Alice and Bob play a game with $n$ cards. Alice writes the numbers $1,2,\ldots,n$ once each, and so does Bob (on the same set of cards). Then, they take turns choosing cards according to some specified sequence. In each turn, the player picks the card with his/her smallest number. At the end of the game, Alice notes the sum of her numbers on her cards.
Afterwards, the specified sequence is modified by moving some of Alice's turns earlier (no other kind of modification is allowed), and the game is repeated in the same way. Is it true that Alice necessarily gets a smaller or equal sum than before?

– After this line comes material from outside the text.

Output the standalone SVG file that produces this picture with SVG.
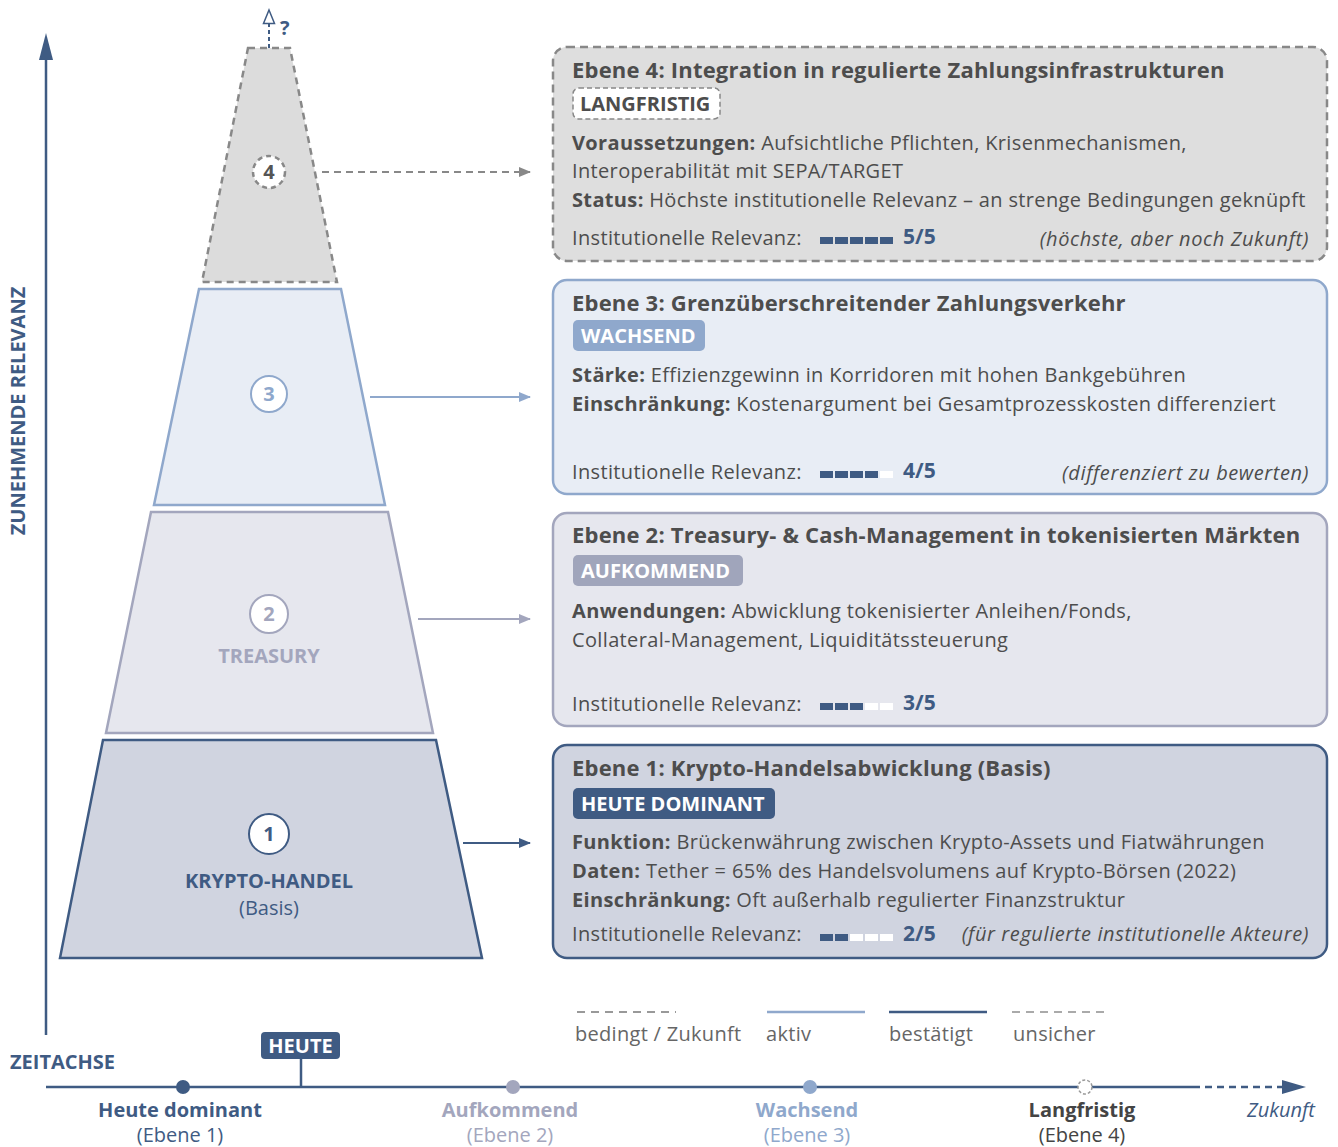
<svg xmlns="http://www.w3.org/2000/svg" width="1338" height="1147" viewBox="0 0 1338 1147">
<style>
text{font-family:"Open Sans","Noto Sans","Liberation Sans",sans-serif;}
.t{font-size:22px;font-weight:bold;fill:#4d4d4d;letter-spacing:0.2px;}
.b{font-size:20px;fill:#4d4d4d;letter-spacing:0.35px;}
.b tspan.k{font-weight:bold;}
.i{font-size:20px;font-style:italic;fill:#4d4d4d;letter-spacing:0.6px;}
.sc{font-size:21px;font-weight:bold;fill:#3f5b83;}
.badge{font-size:20px;font-weight:bold;fill:#fff;}
.num{font-size:20px;font-weight:bold;text-anchor:middle;}
.on{fill:#3f5b83;}
.off{fill:#ffffff;}
.lg{font-size:20px;fill:#666;letter-spacing:0.3px;}
.tl{font-size:20px;text-anchor:middle;}
</style>
<defs>
<marker id="aDark" markerWidth="12" markerHeight="10" refX="11" refY="5" orient="auto" markerUnits="userSpaceOnUse"><path d="M0,0 L12,5 L0,10 z" fill="#3f5b83"/></marker>
<marker id="aLight" markerWidth="12" markerHeight="10" refX="11" refY="5" orient="auto" markerUnits="userSpaceOnUse"><path d="M0,0 L12,5 L0,10 z" fill="#8fa8cc"/></marker>
<marker id="aGray" markerWidth="12" markerHeight="10" refX="11" refY="5" orient="auto" markerUnits="userSpaceOnUse"><path d="M0,0 L12,5 L0,10 z" fill="#a3a6bd"/></marker>
<marker id="aDash" markerWidth="12" markerHeight="10" refX="11" refY="5" orient="auto" markerUnits="userSpaceOnUse"><path d="M0,0 L12,5 L0,10 z" fill="#888"/></marker>
</defs>

<!-- vertical axis -->
<g id="axis-y">
<line x1="46" y1="1035" x2="46" y2="56" stroke="#3f5b83" stroke-width="2.5"/>
<path d="M46,33 L53,60 L39,60 z" fill="#3f5b83"/>
<text transform="translate(25,411) rotate(-90)" text-anchor="middle" style="font-size:20px;font-weight:bold;fill:#3f5b83">ZUNEHMENDE RELEVANZ</text>
</g>

<!-- pyramid -->
<g id="level4">
<polygon points="248,48 290,48 337,282 202,282" fill="#dcdcdc" stroke="#888" stroke-width="2.5" stroke-dasharray="7,5"/>
<circle cx="269" cy="172" r="16" fill="#fff" stroke="#888" stroke-width="2.5" stroke-dasharray="5,4"/>
<text x="269" y="179" class="num" fill="#555">4</text>
<line x1="269" y1="48" x2="269" y2="24" stroke="#3f5b83" stroke-width="2" stroke-dasharray="4,3"/>
<path d="M269,10 L274.5,23.5 L263.5,23.5 z" fill="#fff" stroke="#3f5b83" stroke-width="1.5"/>
<text x="280" y="35" style="font-size:20px;font-weight:bold;fill:#3f5b83">?</text>
</g>
<g id="level3">
<polygon points="199,289 341,289 385,505 154,505" fill="#e8edf5" stroke="#8fa8cc" stroke-width="2.5"/>
<circle cx="269" cy="394" r="18" fill="#fff" stroke="#8fa8cc" stroke-width="2"/>
<text x="269" y="401" class="num" fill="#8fa8cc">3</text>
</g>
<g id="level2">
<polygon points="151,512 388,512 433,733 106,733" fill="#e6e7ee" stroke="#a3a6bd" stroke-width="2.5"/>
<circle cx="269" cy="614" r="19" fill="#fff" stroke="#a3a6bd" stroke-width="2"/>
<text x="269" y="621" class="num" fill="#a3a6bd">2</text>
<text x="269" y="663" class="num" fill="#a3a6bd">TREASURY</text>
</g>
<g id="level1">
<polygon points="103,740 436,740 482,958 60,958" fill="#d0d4e0" stroke="#3f5b83" stroke-width="2.5"/>
<circle cx="269" cy="834" r="20" fill="#fff" stroke="#3f5b83" stroke-width="2"/>
<text x="269" y="841" class="num" fill="#3f5b83">1</text>
<text x="269" y="888" class="num" fill="#3f5b83">KRYPTO-HANDEL</text>
<text x="269" y="915" class="tl" fill="#3f5b83">(Basis)</text>
</g>

<!-- connectors -->
<g id="connectors">
<line x1="322" y1="172" x2="530" y2="172" stroke="#888" stroke-width="2" stroke-dasharray="7,5" marker-end="url(#aDash)"/>
<line x1="370" y1="397" x2="530" y2="397" stroke="#8fa8cc" stroke-width="2" marker-end="url(#aLight)"/>
<line x1="418" y1="619" x2="530" y2="619" stroke="#a3a6bd" stroke-width="2" marker-end="url(#aGray)"/>
<line x1="463" y1="843" x2="530" y2="843" stroke="#3f5b83" stroke-width="2" marker-end="url(#aDark)"/>
</g>

<!-- box 4 -->
<g id="box4">
<rect x="553" y="47" width="774" height="214" rx="14" fill="#dedede" stroke="#888" stroke-width="2.5" stroke-dasharray="8,5"/>
<text x="572" y="78" class="t">Ebene 4: Integration in regulierte Zahlungsinfrastrukturen</text>
<rect x="573" y="88" width="147" height="31" rx="6" fill="#fff" stroke="#888" stroke-width="1.5" stroke-dasharray="5,3"/>
<text x="580" y="111" style="font-size:20px;font-weight:bold;fill:#4d4d4d">LANGFRISTIG</text>
<text x="572" y="150" class="b"><tspan class="k">Voraussetzungen:</tspan> Aufsichtliche Pflichten, Krisenmechanismen,</text>
<text x="572" y="178" class="b">Interoperabilität mit SEPA/TARGET</text>
<text x="572" y="207" class="b"><tspan class="k">Status:</tspan> Höchste institutionelle Relevanz – an strenge Bedingungen geknüpft</text>
<text x="572" y="245" class="b">Institutionelle Relevanz:</text>
<rect x="820" y="237" width="13" height="7" class="on"/><rect x="835" y="237" width="13" height="7" class="on"/><rect x="850" y="237" width="13" height="7" class="on"/><rect x="865" y="237" width="13" height="7" class="on"/><rect x="880" y="237" width="13" height="7" class="on"/>
<text x="903" y="244" class="sc">5/5</text>
<text x="1309" y="246" class="i" text-anchor="end">(höchste, aber noch Zukunft)</text>
</g>

<!-- box 3 -->
<g id="box3">
<rect x="553" y="280" width="774" height="214" rx="14" fill="#e8edf5" stroke="#8fa8cc" stroke-width="2.5"/>
<text x="572" y="311" class="t">Ebene 3: Grenzüberschreitender Zahlungsverkehr</text>
<rect x="573" y="320" width="132" height="31" rx="5" fill="#8fa8cc"/>
<text x="581" y="343" class="badge">WACHSEND</text>
<text x="572" y="382" class="b"><tspan class="k">Stärke:</tspan> Effizienzgewinn in Korridoren mit hohen Bankgebühren</text>
<text x="572" y="411" class="b"><tspan class="k">Einschränkung:</tspan>  Kostenargument bei Gesamtprozesskosten differenziert</text>
<text x="572" y="479" class="b">Institutionelle Relevanz:</text>
<rect x="820" y="471" width="13" height="7" class="on"/><rect x="835" y="471" width="13" height="7" class="on"/><rect x="850" y="471" width="13" height="7" class="on"/><rect x="865" y="471" width="13" height="7" class="on"/><rect x="880" y="471" width="13" height="7" class="off"/>
<text x="903" y="478" class="sc">4/5</text>
<text x="1309" y="480" class="i" text-anchor="end">(differenziert zu bewerten)</text>
</g>

<!-- box 2 -->
<g id="box2">
<rect x="553" y="513" width="774" height="213" rx="14" fill="#e6e7ee" stroke="#a3a6bd" stroke-width="2.5"/>
<text x="572" y="543" class="t">Ebene 2: Treasury- &amp; Cash-Management in tokenisierten Märkten</text>
<rect x="573" y="555" width="170" height="31" rx="5" fill="#a0a5bb"/>
<text x="581" y="578" class="badge">AUFKOMMEND</text>
<text x="572" y="618" class="b"><tspan class="k">Anwendungen:</tspan> Abwicklung tokenisierter Anleihen/Fonds,</text>
<text x="572" y="647" class="b">Collateral-Management, Liquiditätssteuerung</text>
<text x="572" y="711" class="b">Institutionelle Relevanz:</text>
<rect x="820" y="703" width="13" height="7" class="on"/><rect x="835" y="703" width="13" height="7" class="on"/><rect x="850" y="703" width="13" height="7" class="on"/><rect x="865" y="703" width="13" height="7" class="off"/><rect x="880" y="703" width="13" height="7" class="off"/>
<text x="903" y="710" class="sc">3/5</text>
</g>

<!-- box 1 -->
<g id="box1">
<rect x="553" y="745" width="774" height="213" rx="14" fill="#d0d4e0" stroke="#3f5b83" stroke-width="2.5"/>
<text x="572" y="776" class="t">Ebene 1: Krypto-Handelsabwicklung (Basis)</text>
<rect x="573" y="788" width="202" height="31" rx="5" fill="#3f5b83"/>
<text x="581" y="811" class="badge">HEUTE DOMINANT</text>
<text x="572" y="849" class="b"><tspan class="k">Funktion:</tspan> Brückenwährung zwischen Krypto-Assets und Fiatwährungen</text>
<text x="572" y="878" class="b"><tspan class="k">Daten:</tspan> Tether = 65% des Handelsvolumens auf Krypto-Börsen (2022)</text>
<text x="572" y="907" class="b"><tspan class="k">Einschränkung:</tspan> Oft außerhalb regulierter Finanzstruktur</text>
<text x="572" y="941" class="b">Institutionelle Relevanz:</text>
<rect x="820" y="934" width="13" height="7" class="on"/><rect x="835" y="934" width="13" height="7" class="on"/><rect x="850" y="934" width="13" height="7" class="off"/><rect x="865" y="934" width="13" height="7" class="off"/><rect x="880" y="934" width="13" height="7" class="off"/>
<text x="903" y="941" class="sc">2/5</text>
<text x="1309" y="941" class="i" text-anchor="end">(für regulierte institutionelle Akteure)</text>
</g>

<!-- legend -->
<g id="legend">
<line x1="577" y1="1012" x2="676" y2="1012" stroke="#999" stroke-width="2" stroke-dasharray="8,6"/>
<line x1="767" y1="1012" x2="865" y2="1012" stroke="#8fa8cc" stroke-width="2.5"/>
<line x1="889" y1="1012" x2="987" y2="1012" stroke="#3f5b83" stroke-width="2.5"/>
<line x1="1012" y1="1012" x2="1110" y2="1012" stroke="#aaa" stroke-width="2" stroke-dasharray="8,6"/>
<text x="575" y="1041" class="lg">bedingt / Zukunft</text>
<text x="766" y="1041" class="lg">aktiv</text>
<text x="889" y="1041" class="lg">bestätigt</text>
<text x="1013" y="1041" class="lg">unsicher</text>
</g>

<!-- timeline -->
<g id="timeline">
<text x="10" y="1069" style="font-size:20px;font-weight:bold;fill:#3f5b83">ZEITACHSE</text>
<line x1="46" y1="1087" x2="1200" y2="1087" stroke="#3f5b83" stroke-width="2.5"/>
<line x1="1205" y1="1087" x2="1283" y2="1087" stroke="#3f5b83" stroke-width="2.5" stroke-dasharray="7,5"/>
<path d="M1306,1087 L1282,1080 L1282,1094 z" fill="#3f5b83"/>
<line x1="301" y1="1058" x2="301" y2="1087" stroke="#3f5b83" stroke-width="2.5"/>
<rect x="261" y="1032" width="79" height="27" rx="4" fill="#3f5b83"/>
<text x="300.5" y="1053" class="badge" text-anchor="middle">HEUTE</text>
<circle cx="183" cy="1087" r="7" fill="#3f5b83"/>
<circle cx="513" cy="1087" r="7" fill="#a3a6bd"/>
<circle cx="810" cy="1087" r="7" fill="#8fa8cc"/>
<circle cx="1085" cy="1087" r="7" fill="#fff" stroke="#999" stroke-width="1.5" stroke-dasharray="3,2"/>
<text x="180" y="1117" class="tl" font-weight="bold" fill="#3f5b83">Heute dominant</text>
<text x="180" y="1142" class="tl" fill="#3f5b83">(Ebene 1)</text>
<text x="510" y="1117" class="tl" font-weight="bold" fill="#a3a6bd">Aufkommend</text>
<text x="510" y="1142" class="tl" fill="#a3a6bd">(Ebene 2)</text>
<text x="807" y="1117" class="tl" font-weight="bold" fill="#8fa8cc">Wachsend</text>
<text x="807" y="1142" class="tl" fill="#8fa8cc">(Ebene 3)</text>
<text x="1082" y="1117" class="tl" font-weight="bold" fill="#444">Langfristig</text>
<text x="1082" y="1142" class="tl" fill="#444">(Ebene 4)</text>
<text x="1281" y="1117" class="tl" font-style="italic" fill="#3f5b83">Zukunft</text>
</g>
</svg>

Example: Alice writes $1, 2, 3, 4$, Bob writes $1, 3, 4, 2$. Originally the sequence is Bob, Alice, Bob, Alice. Bob chooses the 1st card, Alice the 2nd, Bob the 4th (because Bob's number on the 4th card is smaller than on the 3rd), and Alice the 3rd, so Alice gets $2+3=5$. Afterwards, suppose the sequence is modified by moving Alice's first turn to the front, so it is now Alice, Bob, Bob, Alice. Alice chooses the 1st card, Bob the 4th, Bob the 2nd, and Alice the 3rd, so Alice gets $1+3=4$.
To prove that it is true, it would be enough to show that for every $k$, Alice gets a smaller or equal number in her $k$-th turn of the original game than in her $k$-th turn of the modified game. Can this be done possibly by induction?